Block Grants: Flexibility vs. Stability in Social Services

Margy Waller
Margy Waller Visiting Fellow, Economic Studies and Metropolitan Policy, The Brookings Institution

December 1, 2005

In 1996, Congress and President Bill Clinton agreed on fundamental changes to Aid to Families with Dependent Children (AFDC), the safety-net program of cash assistance to poor families, transforming what had been a federal-state funding partnership into the Temporary Assistance for Needy Families (TANF) block grant to states. Turning this entitlement safety-net program into a block grant was not a new idea in 1996. Beginning in the 1940s, numerous administrations, members of Congress, commissions, and scholars recommended block grants of federal funds to lower levels of government. In 1980, Robert B. Carleson, President Ronald Reagan’s senior welfare advisor in the White House, stated his intention to achieve Reagan’s goal of returning responsibility for financing welfare to states by eliminating the guarantee of federal matching funds to assist poor parents and replacing it with a system of state block grants.

Block Grant History

In the late 1970s, the Advisory Commission on Intergovernmental Relations (ACIR) developed a list of characteristics of block grants, saying, “a block grant may be defined as a program by which funds are provided chiefly to general purpose governmental units in accordance with a statutory formula for use in a broad functional area, largely at the recipient’s discretion.” In contrast, categorical funding from the federal government to states and localities is generally limited to narrowly defined purposes and targeted populations, and typically comes with reporting obligations designed to ensure accountability to the federal agency charged with oversight of the program. Proposals to block grant programs that previously guaranteed benefits to individuals who met a set of defined qualifications (called entitlements) present special issues because shifting from the guarantee to fixed funding ends the individual entitlement, as occurred with the welfare legislation in 1996.
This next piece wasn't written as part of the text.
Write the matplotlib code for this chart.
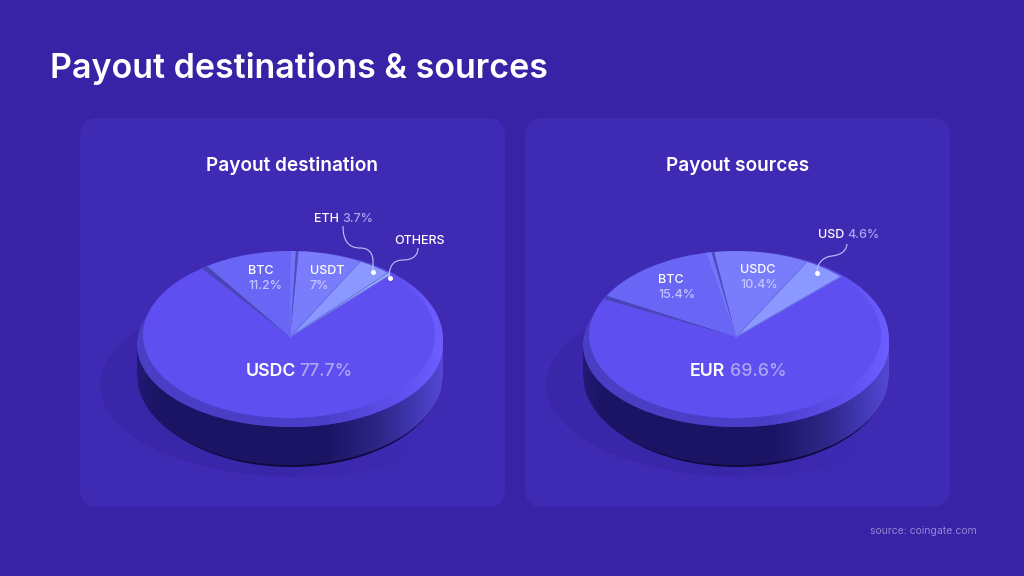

Federal categorical funding for a variety of targeted needy groups and communities grew in the 1960s. By the late 1960s, many scholars called for consolidation and devolution of the funding and program oversight to lower levels of government as a means to reduce the complexity and size of the federal government. Some state and local officials began to support a block grant mechanism because they believed it would reduce administrative and reporting burdens.